In a way, CFAR workshops seem to go in a similar-ish direction, don't they? Just much more compressed. So one hypothetical option to think about would be to consider scaling it up to a multi-month program, for highly ambitious & driven people who prioritize maximizing their impact to an unusually high degree. Thinking about it, this does indeed sound at least somewhat like what Charity Entrepeneurship is doing. Although it's a pretty particular and rather "object-level" approach, so I can imagine having some alternatives that require similarly high levels of commitment but have a different focus could indeed be very valuable.

I think a related question is:

"How much less effective would a project have to be for it to be worth it in terms of possible effectiveness and training value?"

ie Is it worth there being moonshot with lower EV than say GiveDirectly, which might find great leaders?

This seems related to Ben Todd's recent comment that EA has a leadership bottleneck.
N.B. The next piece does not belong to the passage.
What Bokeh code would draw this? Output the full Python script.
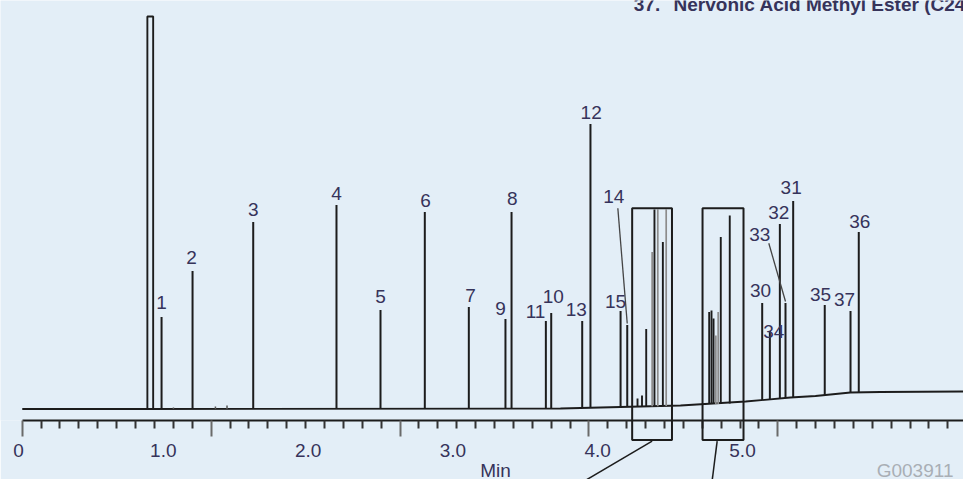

If true, why is training more leaders not a top priority? Maybe I'm misunderstanding something. https://twitter.com/ben_j_todd/status/1423318856622346249

What makes you think it isn't a top priority to train more leaders?

Put another way, what is your current impression of EA's "top priorities", on a community building / professional development level?

(CEA is keen on giving people opportunities to run projects, they pay for books and other resources on professional development, and overall seem to care a lot about helping staff prepare for future leadership if they want to do so. I'd guess that Open Phil and other longstanding orgs are similar?)